» **Task instructions**: In the data that follows, count the lines in which the word "matplotlib" occurs, and report that figure alone.
•••
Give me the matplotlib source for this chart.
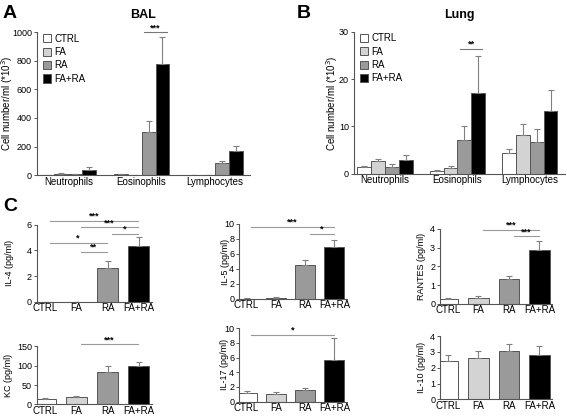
import numpy as np
import matplotlib
matplotlib.use('Agg')
import matplotlib.pyplot as plt

plt.rcParams['font.family'] = ['Liberation Sans', 'DejaVu Sans']

groups = ['CTRL', 'FA', 'RA', 'FA+RA']
cells = ['Neutrophils', 'Eosinophils', 'Lymphocytes']
colors = ['white', '#d3d3d3', '#9a9a9a', 'black']

# panel A (BAL), mean and top of error bar, one row per group
bal_mean = [[2, 5, 3], [10, 2, 3], [5, 300, 85], [35, 775, 170]]
bal_top = [[3, 8, 4], [15, 3, 4], [7, 380, 100], [55, 965, 205]]

# panel B (Lung)
lung_mean = [[1.4, 0.6, 4.4], [2.7, 1.2, 8.1], [1.4, 7.2, 6.7], [2.9, 17.0, 13.3]]
lung_top = [[1.6, 0.8, 5.2], [3.2, 1.6, 10.6], [2.0, 10.1, 9.4], [3.9, 24.8, 17.8]]

# panel C cytokines
il4 = [0.02, 0.02, 2.65, 4.35]
il4_top = [0.03, 0.03, 3.15, 5.05]
il5 = [0.05, 0.15, 4.55, 6.9]
il5_top = [0.07, 0.25, 5.15, 7.8]
rantes = [0.25, 0.32, 1.32, 2.9]
rantes_top = [0.32, 0.4, 1.48, 3.35]
kc = [14, 19, 84, 98]
kc_top = [16, 23, 98, 108]
il17 = [1.2, 1.0, 1.6, 5.7]
il17_top = [1.5, 1.25, 1.9, 8.6]
il10 = [2.4, 2.62, 3.05, 2.83]
il10_top = [2.8, 3.05, 3.5, 3.35]

edge = '#555555'
errc = '#808080'
W, H = 567.0, 417.0


def style(ax):
    for s in ['top', 'right']:
        ax.spines[s].set_visible(False)
    for s in ['left', 'bottom']:
        ax.spines[s].set_color(edge)
        ax.spines[s].set_linewidth(0.8)
    ax.tick_params(axis='y', length=2.5, width=0.7, color=edge, labelsize=6.5, pad=1)
    ax.tick_params(axis='x', length=0, labelsize=7, pad=1)


def label_at(ax, rect, px):
    # right edge of the rotated y label at a given pixel column
    ax.yaxis.set_label_coords((px / W - rect[0]) / rect[2], 0.5)


fig = plt.figure(figsize=(5.67, 4.17), dpi=100)


def cell_panel(rect, mean, top, ymax, yticks, title, sig, sig_y, lab_px):
    ax = fig.add_axes(rect)
    w = 0.19
    x = np.arange(len(cells))
    for i, g in enumerate(groups):
        m = np.array(mean[i])
        t = np.array(top[i])
        ax.bar(x + (i - 1.5) * w, m, w, color=colors[i], edgecolor=edge, linewidth=0.7,
               yerr=[np.zeros_like(m), t - m], ecolor=errc, capsize=2.5,
               error_kw={'elinewidth': 0.8, 'capthick': 0.8}, label=g)
    ax.set_xlim(-0.43, 2.48)
    ax.set_ylim(0, ymax)
    ax.set_yticks(yticks)
    ax.set_xticks(x)
    ax.set_xticklabels(cells)
    ax.set_ylabel('Cell number/ml (*10$^3$)', fontsize=7)
    label_at(ax, rect, lab_px)
    style(ax)
    ax.set_title(title, fontsize=9, fontweight='bold', pad=10)
    ax.legend(loc='upper left', bbox_to_anchor=(0.0, 1.03), frameon=False, fontsize=7,
              handlelength=0.9, handleheight=0.9, handletextpad=0.3, labelspacing=0.35,
              borderaxespad=0.2)
    # significance
    gi, star = sig
    x0 = gi + 0.5 * w
    x1 = gi + 1.5 * w
    ax.plot([x0 - 0.06, x1 + 0.06], [sig_y, sig_y], color='#777777', lw=0.8, clip_on=False)
    ax.text((x0 + x1) / 2, sig_y, star, ha='center', va='bottom', fontsize=6.5,
            fontweight='bold', clip_on=False)
    return ax


cell_panel([0.065, 0.580, 0.376, 0.343], bal_mean, bal_top, 1000, [0, 200, 400, 600, 800, 1000],
           'BAL', (1, '***'), 1000, 15)
cell_panel([0.624, 0.583, 0.372, 0.341], lung_mean, lung_top, 30, [0, 10, 20, 30],
           'Lung', (1, '**'), 26.4, 340)


def cyto_panel(rect, mean, top, ymax, yticks, ylabel, sigs, lab_px):
    ax = fig.add_axes(rect)
    x = np.arange(len(groups))
    m = np.array(mean)
    t = np.array(top)
    ax.bar(x, m, 0.68, color=colors, edgecolor=edge, linewidth=0.7,
           yerr=[np.zeros_like(m), t - m], ecolor=errc, capsize=2.5,
           error_kw={'elinewidth': 0.8, 'capthick': 0.8})
    ax.set_xlim(-0.26, 3.42)
    ax.set_ylim(0, ymax)
    ax.set_yticks(yticks)
    ax.set_xticks(x)
    ax.set_xticklabels(groups)
    ax.set_ylabel(ylabel, fontsize=6.5)
    label_at(ax, rect, lab_px)
    style(ax)
    for i, j, y, star in sigs:
        ax.plot([i + 0.15, j - 0.03], [y, y], color='#999999', lw=0.8, clip_on=False)
        ax.text((i + j) / 2 + 0.06, y, star, ha='center', va='bottom', fontsize=6.5,
                fontweight='bold', clip_on=False)
    return ax


r = [0.065, 0.276, 0.203, 0.185]
cyto_panel(r, il4, il4_top, 6, [0, 2, 4, 6], 'IL-4 (pg/ml)',
           [(0, 3, 6.3, '***'), (1, 3, 5.8, '***'), (2, 3, 5.3, '*'), (0, 2, 4.6, '*'), (1, 2, 3.9, '**')], 14)
r = [0.4215, 0.283, 0.19, 0.18]
cyto_panel(r, il5, il5_top, 10, [0, 2, 4, 6, 8, 10], 'IL-5 (pg/ml)',
           [(0, 3, 9.6, '***'), (2, 3, 8.7, '*')], 230)
r = [0.776, 0.271, 0.198, 0.18]
cyto_panel(r, rantes, rantes_top, 4, [0, 1, 2, 3, 4], 'RANTES (pg/ml)',
           [(1, 3, 3.95, '***'), (2, 3, 3.6, '***')], 426)
r = [0.065, 0.030, 0.203, 0.140]
cyto_panel(r, kc, kc_top, 150, [0, 50, 100, 150], 'KC (pg/ml)',
           [(1, 3, 155, '***')], 13)
r = [0.4215, 0.037, 0.19, 0.176]
cyto_panel(r, il17, il17_top, 10, [0, 2, 4, 6, 8, 10], 'IL-17 (pg/ml)',
           [(0, 3, 9.1, '*')], 229)
r = [0.776, 0.042, 0.198, 0.152]
cyto_panel(r, il10, il10_top, 4, [0, 1, 2, 3, 4], 'IL-10 (pg/ml)', [], 426)

fig.text(3 / W, 1 - 18 / H, 'A', fontsize=14, fontweight='bold', ha='left', va='baseline')
fig.text(297 / W, 1 - 18 / H, 'B', fontsize=14, fontweight='bold', ha='left', va='baseline')
fig.text(3 / W, 1 - 211 / H, 'C', fontsize=14, fontweight='bold', ha='left', va='baseline')

fig.savefig('out.png', dpi=100)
•••
» **Solution to this problem**: 4